▶ [Stated goal]: Every line that holds "this" should be shown.
───── Records provided ─────
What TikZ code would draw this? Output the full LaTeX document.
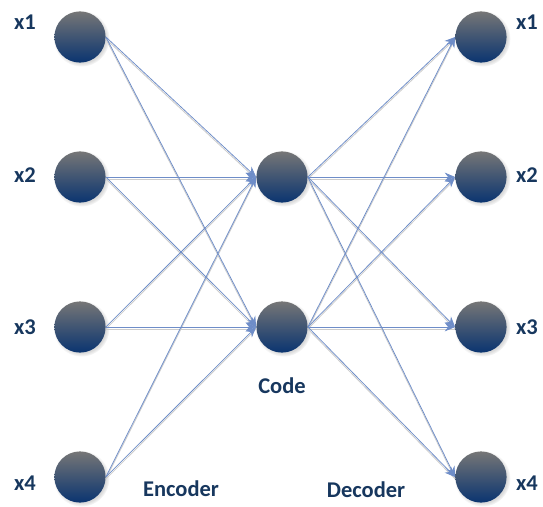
\documentclass[tikz,border=0pt]{standalone}
\usepackage{fontspec}
\setmainfont{Carlito}
\usetikzlibrary{arrows.meta,positioning,shadows}
\definecolor{cNavy}{HTML}{17375E}
\definecolor{cLink}{HTML}{6E8DC8}
\definecolor{cBallTop}{HTML}{767676}
\definecolor{cBallBot}{HTML}{0A3470}

\begin{document}
\begin{tikzpicture}[x=0.025cm, y=-0.025cm, font=\fontsize{16}{18}\selectfont\bfseries,
    >={Stealth[length=2.6mm, width=2.2mm]}]
  \tikzset{
    unit/.style={circle, minimum size=1.28cm, inner sep=0pt,
      top color=cBallTop, bottom color=cBallBot,
      circular drop shadow={shadow xshift=0.9pt, shadow yshift=-1pt, opacity=0.3}},
    lbl/.style={text=cNavy},
    link/.style={->, draw=cLink, line width=0.55pt},
    ghost/.style={draw=gray!40, line width=0.6pt, transform canvas={yshift=-1.4pt}}
  }
  \useasboundingbox (0,0) rectangle (543,506);

  % input and output layers
  \foreach \i/\y in {1/37, 2/177, 3/327, 4/477} {
    \node[unit] (in\i)  at (80,\y)  {};
    \node[unit] (out\i) at (481,\y) {};
  }
  % code layer
  \node[unit] (code1) at (282,177) {};
  \node[unit] (code2) at (282,327) {};

  \foreach \i/\y in {1/22, 2/175, 3/327, 4/483} {
    \node[lbl] (inlbl\i)  at (25,\y)  {x\i};
    \node[lbl] (outlbl\i) at (527,\y) {x\i};
  }
  \node[lbl] (codelbl) at (282,386) {Code};
  \node[lbl] (enclbl)  at (181,489) {Encoder};
  \node[lbl] (declbl)  at (366,490) {Decoder};

  % encoder and decoder weights
  \foreach \i in {1,...,4} \foreach \j in {1,2} {
    \draw[ghost] (in\i.east) -- (code\j.west);
    \draw[ghost] (code\j.east) -- (out\i.west);
  }
  \foreach \i in {1,...,4} \foreach \j in {1,2} {
    \draw[link] (in\i.east) -- (code\j.west);
    \draw[link] (code\j.east) -- (out\i.west);
  }
\end{tikzpicture}
\end{document}
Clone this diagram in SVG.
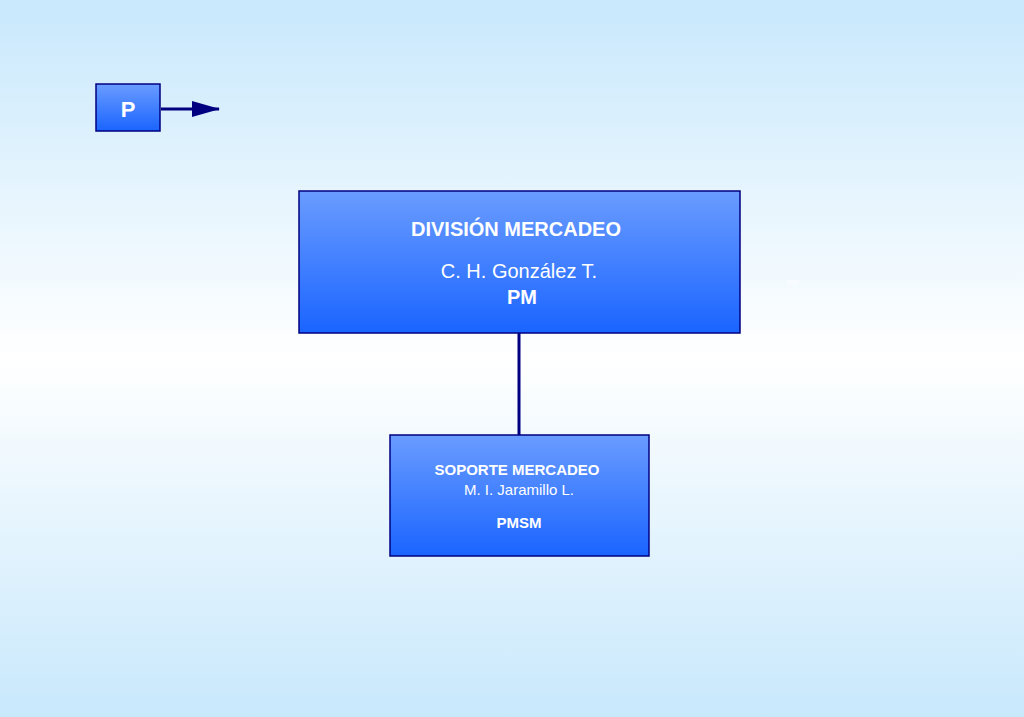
<svg xmlns="http://www.w3.org/2000/svg" width="1024" height="717" viewBox="0 0 1024 717">
<defs>
<linearGradient id="bg" x1="0" y1="0" x2="0" y2="1"><stop offset="0" stop-color="#c8e8fc"/><stop offset="0.5" stop-color="#ffffff"/><stop offset="1" stop-color="#c8e8fc"/></linearGradient>
<linearGradient id="box" x1="0" y1="0" x2="0" y2="1"><stop offset="0" stop-color="#6a9cff"/><stop offset="1" stop-color="#1a64ff"/></linearGradient>
<marker id="ah" markerWidth="28" markerHeight="16" refX="27" refY="8" orient="auto" markerUnits="userSpaceOnUse"><path d="M0,0 L28,8 L0,16 Z" fill="#000080"/></marker>
<style>.n{fill:url(#box);stroke:#000080;stroke-width:1.5}.t{font-family:"Liberation Sans",Arial,sans-serif;fill:#fff;text-anchor:middle}.b{font-weight:bold}</style>
</defs>
<rect width="1024" height="717" fill="url(#bg)"/>
<g id="connectors" stroke="#000080" stroke-width="3" fill="none">
<line x1="161" y1="109" x2="219" y2="109" marker-end="url(#ah)"/>
<line x1="519" y1="333" x2="519" y2="435"/>
</g>
<g id="p"><rect class="n" x="96" y="84" width="64" height="47"/><text class="t b" x="128" y="117" font-size="22">P</text></g>
<g id="pm"><rect class="n" x="299" y="191" width="441" height="142"/>
<text class="t b" x="516" y="236" font-size="20">DIVISIÓN MERCADEO</text>
<text class="t" x="519" y="278" font-size="20">C. H. González T.</text>
<text class="t b" x="522" y="304" font-size="20">PM</text></g>
<text class="t" x="793" y="286" font-size="9" fill-opacity="0.8">PP</text>
<g id="pmsm"><rect class="n" x="390" y="435" width="259" height="121"/>
<text class="t b" x="517" y="475" font-size="15">SOPORTE MERCADEO</text>
<text class="t" x="519" y="495" font-size="15">M. I. Jaramillo L.</text>
<text class="t b" x="519" y="528" font-size="15">PMSM</text></g>
</svg>
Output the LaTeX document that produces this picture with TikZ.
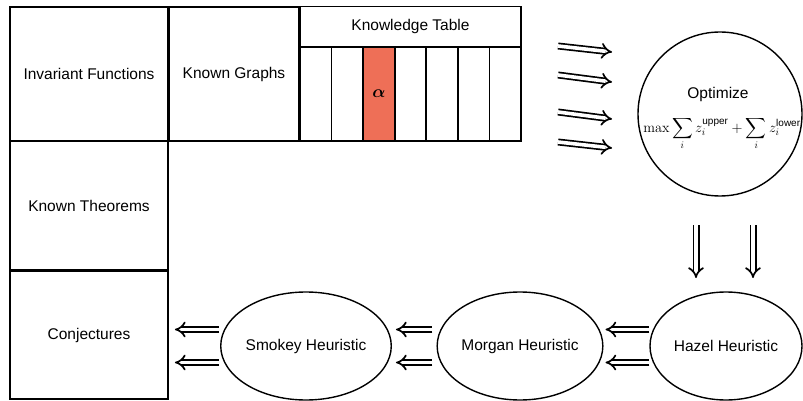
─────
▶ [Answer to the problem]:
What TikZ code would draw this? Output the full LaTeX document.
Clone this diagram in SVG.
Output the LaTeX document that produces this picture with TikZ.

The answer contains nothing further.